Accepted to 2025 IEEE-RAS 24th International Conference on Humanoid Robots [Oral Presentation]

Terrain Recognition System for Wearable Device

This research develops a terrain recognition algorithm for a wearable system to support the mobility of forestry workers. Utilizing a single stereo camera, the system identifies safe regions and classifies ground types in dense forest environments, enabling adaptive operational mode switches for the wearable device in response to varying terrain types.

AI-based Real-Time Monitoring and Fault Diagnosis for Gear Failure in Electric Vehicle Reducers

This research constructs a real-time fault diagnosis model for monitoring gear damage in electric vehicle (EV) reducers using learning-based methods and demonstrates 98% detection. The study utilized feature extraction methods, including Wavelet Packet Decomposition (WPD), Mel-Frequency Cepstral Coefficients (MFCC), STFT-spectrogram, and Mel-spectrum features to train a Convolutional Neural Network (CNN) model.
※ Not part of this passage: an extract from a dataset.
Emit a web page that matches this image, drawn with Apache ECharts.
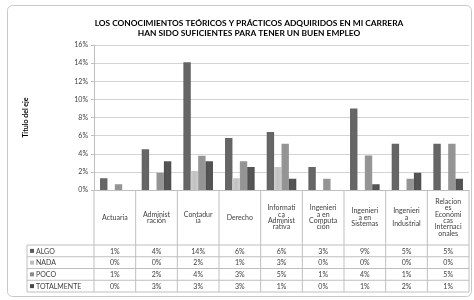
<!DOCTYPE html>
<html>
<head>
<meta charset="utf-8">
<script src="https://cdn.jsdelivr.net/npm/echarts@6/dist/echarts.min.js"></script>
<style>
  html, body { margin: 0; padding: 0; background: #fff; }
  #Chart { width: 474px; height: 300px; }
</style>
</head>
<body>
<div id="Chart"></div>
<script>
  // categorías tal como aparecen (con cortes de línea) en la tabla
  var categorias = ['Actuaria', 'Administ\nración', 'Contadur\nia', 'Derecho',
    'Informati\nca\nAdminist\nrativa', 'Ingenieri\na en\nComputa\nción',
    'Ingenieri\na en\nSistemas', 'Ingenieri\na\nIndustrial',
    'Relacion\nes\nEconómi\ncas\nInternaci\nonales']
  var series = ['ALGO', 'NADA', 'POCO', 'TOTALMENTE']
  var algo = [1.29, 4.49, 14.1, 5.74, 6.4, 2.54, 8.98, 5.11, 5.11]
  var nada = [0, 0, 2.1, 1.29, 2.54, 0, 0, 0, 0]
  var poco = [0.63, 1.91, 3.79, 3.16, 5.11, 1.25, 3.82, 1.25, 5.11]
  var totalmente = [0, 3.16, 3.16, 2.54, 1.25, 0, 0.63, 1.91, 1.25]
  var yTicks = [0, 2, 4, 6, 8, 10, 12, 14, 16]

  var valores = [algo, nada, poco, totalmente]
  var colores = ['#5a5a5a', '#bcbcbc', '#8a8a8a', '#484848']
  var font = 'Lato, "Liberation Sans", sans-serif'
  var texto = '#404040'

  function grad(c) {
    return new echarts.graphic.LinearGradient(0, 0, 1, 0, [
      { offset: 0, color: echarts.color.lift(c, -0.1) },
      { offset: 0.5, color: echarts.color.lift(c, 0.08) },
      { offset: 1, color: echarts.color.lift(c, -0.1) }
    ])
  }

  var Chart = echarts.init(document.getElementById('Chart'))
  var gridL = 94, gridT = 45, gridR = 469, gridB = 190

  Chart.setOption({
    animation: false,
    textStyle: { fontFamily: font },
    title: {
      text: 'LOS CONOCIMIENTOS TEÓRICOS Y PRÁCTICOS ADQUIRIDOS EN MI CARRERA\nHAN SIDO SUFICIENTES PARA TENER UN BUEN EMPLEO',
      left: 244,
      top: 13,
      textAlign: 'center',
      textStyle: { fontSize: 8.4, fontWeight: 'bold', color: '#000', lineHeight: 10, fontFamily: font }
    },
    grid: {
      left: gridL, top: gridT, width: gridR - gridL, height: gridB - gridT,
      outerBoundsMode: 'none'
    },
    xAxis: {
      type: 'category',
      data: categorias,
      axisLabel: { show: false },
      axisTick: { show: false },
      axisLine: { lineStyle: { color: '#bfbfbf' } }
    },
    yAxis: {
      type: 'value',
      min: yTicks[0],
      max: yTicks[yTicks.length - 1],
      interval: 2,
      name: 'Título del eje',
      nameLocation: 'middle',
      nameRotate: 90,
      nameGap: 65,
      nameTextStyle: { fontSize: 7, fontWeight: 'bold', color: '#000', fontFamily: font },
      axisLabel: { formatter: '{value}%', fontSize: 7, color: texto, margin: 6 },
      axisLine: { show: true, lineStyle: { color: '#bfbfbf' } },
      axisTick: { show: true, length: 3, lineStyle: { color: '#bfbfbf' } },
      splitLine: { lineStyle: { color: '#d4d4d4', width: 1 } }
    },
    series: series.map(function (n, i) {
      return {
        name: n,
        type: 'bar',
        data: valores[i],
        barGap: '0%',
        barCategoryGap: '29%',
        itemStyle: { color: grad(colores[i]) }
      }
    })
  })

  // tabla de datos debajo del gráfico
  var filas = [245, 256.75, 268.5, 280.25, 292]
  var tablaIzq = 27
  var paso = (gridR - gridL) / categorias.length
  var g = []
  var lc = '#bfbfbf'

  // horizontales
  filas.forEach(function (y) {
    g.push({ type: 'line', shape: { x1: tablaIzq, y1: y, x2: gridR, y2: y }, style: { stroke: lc, lineWidth: 1 } })
  })
  g.push({ type: 'line', shape: { x1: tablaIzq, y1: filas[0], x2: tablaIzq, y2: filas[4] }, style: { stroke: lc } })
  // verticales
  for (var k = 0; k <= categorias.length; k++) {
    var x = gridL + k * paso
    g.push({ type: 'line', shape: { x1: x, y1: gridB, x2: x, y2: filas[4] }, style: { stroke: lc } })
  }
  // etiquetas de categoría y valores
  categorias.forEach(function (c, i) {
    var cx = Chart.convertToPixel({ xAxisIndex: 0 }, i)
    g.push({
      type: 'text', x: cx, y: (gridB + filas[0]) / 2,
      style: { text: c, fontSize: 7, lineHeight: 6.3, fill: texto, align: 'center', verticalAlign: 'middle', fontFamily: font }
    })
    valores.forEach(function (arr, s) {
      g.push({
        type: 'text', x: cx, y: (filas[s] + filas[s + 1]) / 2 + 0.5,
        style: { text: Math.round(arr[i]) + '%', fontSize: 7, fill: texto, align: 'center', verticalAlign: 'middle', fontFamily: font }
      })
    })
  })
  // leyenda en la tabla
  series.forEach(function (n, s) {
    var cy = (filas[s] + filas[s + 1]) / 2
    g.push({ type: 'rect', shape: { x: tablaIzq + 3, y: cy - 2, width: 4, height: 4 }, style: { fill: colores[s] } })
    g.push({
      type: 'text', x: tablaIzq + 9, y: cy + 0.5,
      style: { text: n, fontSize: 7, fill: texto, align: 'left', verticalAlign: 'middle', fontFamily: font }
    })
  })
  // borde exterior
  g.push({ type: 'rect', shape: { x: 7.5, y: 5.5, width: 464, height: 291, r: 5 }, style: { fill: null, stroke: '#c8c8c8', lineWidth: 1 } })

  Chart.setOption({ graphic: g })
</script>
</body>
</html>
Vision-based UAV control System for Following Drones in Complex Visual Environments

This research develops a real-time (>30fps) vision-based UAV control system that combines a YOLO-based object detection algorithm with a Siamese network for tracking and following dynamic drones in complex visual environments. The project addresses critical challenges in small object detection under limited visibility by implementing a custom small-object centric loss function and contextual region refinement methodology.